Hokjesgeesten (Over imago en werkelijkheid)

Hokjesgeesten (Over imago en werkelijkheid)

Hee, er werkt een neger op Buitenlandse Zaken! En een vrouw met Marokkaanse ouders!

Verrassend, want het ‘diplomatenklasje’ dat je moet doorlopen om binnen dit ministerie carrière te maken ‘heeft een tamelijk ontoegankelijk imago’, schrijft het weekblad Intermediair deze week. “Vroeger werd het voornamelijk bevolkt door blanke jongens van goede komaf die lid waren geweest van een studentenvereniging. Nog altijd denken velen dat vrouwen geen schijn van kans maken, laat staan mensen van buitenlandse afkomst.”

Uit het artikel blijkt dat BZ er officieel van alles aan doet om vrouwen en allochtonen aan te trekken, maar dat het nog niet zo wil lukken. Hoe dat komt? Daar gaat het artikel niet echt op in. Maar misschien heeft het wel te maken met de ingewikkelde verhouding tussen imago en werkelijkheid.

Iemands imago en de werkelijkheid vallen zelden volledig samen. Vrijwel niemand is zoals hij over komt als je hem de eerste keer ontmoet en nog minder mensen voldoen aan het beeld dat rijst uit de verhalen die over hen de ronde doen. Maar helemaal onjuist is die eerste indruk meestal ook weer niet, en die verhalen vertellen niet alles over iemand, maar vaak wel iets.

Je moet niet afgaan op uiterlijk (lees: imago), zeggen ze wel eens. Maar dat is te simpel gesteld. Je kiest er tenslotte (deels) zelf voor hoe je eruit ziet. En daarmee zeg je iets over jezelf. Daar valt niet aan te ontkomen. Ook al wil je jezelf niet mededelen via je kleding en andere uiterlijkheden, andere mensen kijken daar wel naar. Je kunt dus weten dat je op een bepaalde manier overkomt. En je kunt het sturen; je imago heb je – nogmaals, deels – zelf in de hand.

Ooit (het moet begin jaren tachtig zijn geweest) vroeg ik in mijn jeugdige onschuld aan een meisje met een punk-achtig uiterlijk of ze een echte punk was of een modepunk. Ze had zichzelf in een bepaald imago aangemeten, zoveel was duidelijk. Maar wat wilde ze precies uitdrukken?

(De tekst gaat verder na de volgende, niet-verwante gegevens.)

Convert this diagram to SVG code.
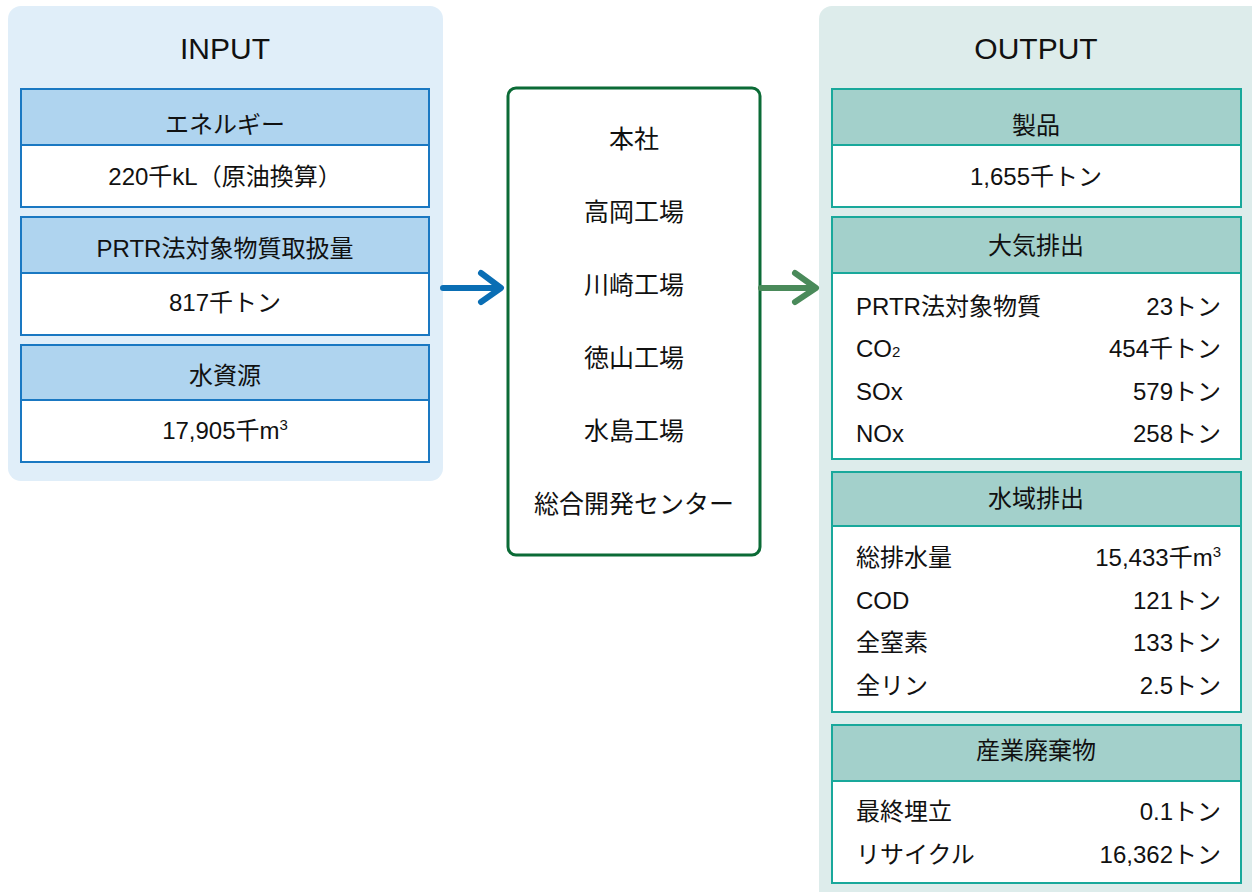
<svg xmlns="http://www.w3.org/2000/svg" width="1252" height="892" viewBox="0 0 1252 892">
<style>
text{font-family:"Liberation Sans","Noto Sans CJK JP",sans-serif;fill:#111}
.title{font-size:30px;text-anchor:middle}
.h{font-size:24px;text-anchor:middle}
.v{font-size:24px;text-anchor:middle}
.l{font-size:24px}
.r{font-size:24px;text-anchor:end}
.site{font-size:25px;text-anchor:middle}
.ih{fill:#afd4ef;stroke:#1a78c2;stroke-width:2}
.ib{fill:#fff;stroke:#1a78c2;stroke-width:2}
.oh{fill:#a3d0cb;stroke:#19a89b;stroke-width:2}
.ob{fill:#fff;stroke:#19a89b;stroke-width:2}
.arr{fill:none;stroke-width:6;stroke-linecap:round;stroke-linejoin:round}
</style>
<rect width="1252" height="892" fill="#fff"/>
<g id="input">
<rect x="8" y="6" width="435" height="475" rx="13" fill="#e0eef9"/>
<text class="title" x="225" y="59">INPUT</text>
</g>
<g id="energy">
<rect class="ih" x="21" y="89" width="408" height="56"/>
<rect class="ib" x="21" y="145" width="408" height="62"/>
<text class="h" x="225" y="133">エネルギー</text>
<text class="v" x="225" y="185">220千kL（原油換算）</text>
</g>
<g id="prtr-in">
<rect class="ih" x="21" y="217" width="408" height="56"/>
<rect class="ib" x="21" y="273" width="408" height="62"/>
<text class="h" x="225" y="257">PRTR法対象物質取扱量</text>
<text class="v" x="225" y="311">817千トン</text>
</g>
<g id="water-in">
<rect class="ih" x="21" y="345" width="408" height="55"/>
<rect class="ib" x="21" y="400" width="408" height="62"/>
<text class="h" x="225" y="384">水資源</text>
<text class="v" x="225" y="439">17,905千m<tspan font-size="15" dy="-9">3</tspan></text>
</g>
<g id="sites">
<rect x="508" y="88" width="252" height="467" rx="8" fill="#fff" stroke="#0b6b36" stroke-width="3"/>
<text class="site" x="634" y="148">本社</text>
<text class="site" x="634" y="221">高岡工場</text>
<text class="site" x="634" y="294">川崎工場</text>
<text class="site" x="634" y="367">徳山工場</text>
<text class="site" x="634" y="440">水島工場</text>
<text class="site" x="634" y="513">総合開発センター</text>
</g>
<g id="output">
<rect x="819" y="6" width="445" height="900" rx="13" fill="#ddeceb"/>
<text class="title" x="1036" y="59">OUTPUT</text>
</g>
<g id="product">
<rect class="oh" x="832" y="89" width="409" height="56"/>
<rect class="ob" x="832" y="145" width="409" height="62"/>
<text class="h" x="1036" y="134">製品</text>
<text class="v" x="1036" y="185">1,655千トン</text>
</g>
<g id="air">
<rect class="oh" x="832" y="217" width="409" height="56"/>
<rect class="ob" x="832" y="273" width="409" height="186"/>
<text class="h" x="1036" y="254">大気排出</text>
<text class="l" x="856" y="315">PRTR法対象物質</text><text class="r" x="1221" y="315">23トン</text>
<text class="l" x="856" y="357">CO<tspan font-size="15">2</tspan></text><text class="r" x="1221" y="357">454千トン</text>
<text class="l" x="856" y="400">SOx</text><text class="r" x="1221" y="400">579トン</text>
<text class="l" x="856" y="442">NOx</text><text class="r" x="1221" y="442">258トン</text>
</g>
<g id="water-out">
<rect class="oh" x="832" y="472" width="409" height="54"/>
<rect class="ob" x="832" y="526" width="409" height="186"/>
<text class="h" x="1036" y="507">水域排出</text>
<text class="l" x="856" y="566">総排水量</text><text class="r" x="1221" y="566">15,433千m<tspan font-size="15" dy="-9">3</tspan></text>
<text class="l" x="856" y="609">COD</text><text class="r" x="1221" y="609">121トン</text>
<text class="l" x="856" y="651">全窒素</text><text class="r" x="1221" y="651">133トン</text>
<text class="l" x="856" y="694">全リン</text><text class="r" x="1221" y="694">2.5トン</text>
</g>
<g id="waste">
<rect class="oh" x="832" y="725" width="409" height="56"/>
<rect class="ob" x="832" y="781" width="409" height="102"/>
<text class="h" x="1036" y="759">産業廃棄物</text>
<text class="l" x="856" y="820">最終埋立</text><text class="r" x="1221" y="820">0.1トン</text>
<text class="l" x="856" y="863">リサイクル</text><text class="r" x="1221" y="863">16,362トン</text>
</g>
<g id="connectors">
<path class="arr" stroke="#0a6eb4" d="M443 288H500M481 273L501 288L481 302"/>
<path class="arr" stroke="#4a8a5a" d="M761 288H815M795 273L816 288L795 302"/>
</g>
</svg>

Onderschreef ze alle anarchistische leerstellingen van Bakoeninin of kon ze zich alleen in de hoofdlijnen vinden? Geloofde ze werkelijk dat ze No Future had? Wist ze niet dat The Sex Pistols een geprefabriceerde groep was (of vond ze dat nu juist getuigen van een ‘fuck the system before it fucks you’-mentaliteit)? Of wilde ze alleen maar met haar tijd meegaan? Haar antwoord: ik moest mensen niet in hokjes stoppen. Mijn redenatie – je plaatst je zelf in een hokje, je kiest voor een uiterlijk waarvan je weet dat het bepaalde associaties oproept – leek haar grote onzin. Waarom? Daarom. Rot op, engerd.

Toch blijf ik erbij: maar al te vaak klopt een imago wel zo’n beetje met de werkelijkheid. Anders trek je wel andere kleren aan, leer je het praten met een aardappel in de mond af, stap je over op een make up in wat minder felle kleuren – een kwestie van rekening houden met de ander en zijn vooroordelen – hoe dom en laakbaar je die eigenlijk ook vindt.

En het imago van BZ als ontoegankelijk bolwerk van corpsballen? Tja, die neger uit het artikel is als eerste ambassadesecretaris in Burundi gedropt, en die vrouw van Marokkaanse afkomst mag zich bezighouden met terrorismebestrijding. Die klote-corpsballen van BZ ook. Hokjesgeesten, dat zijn het.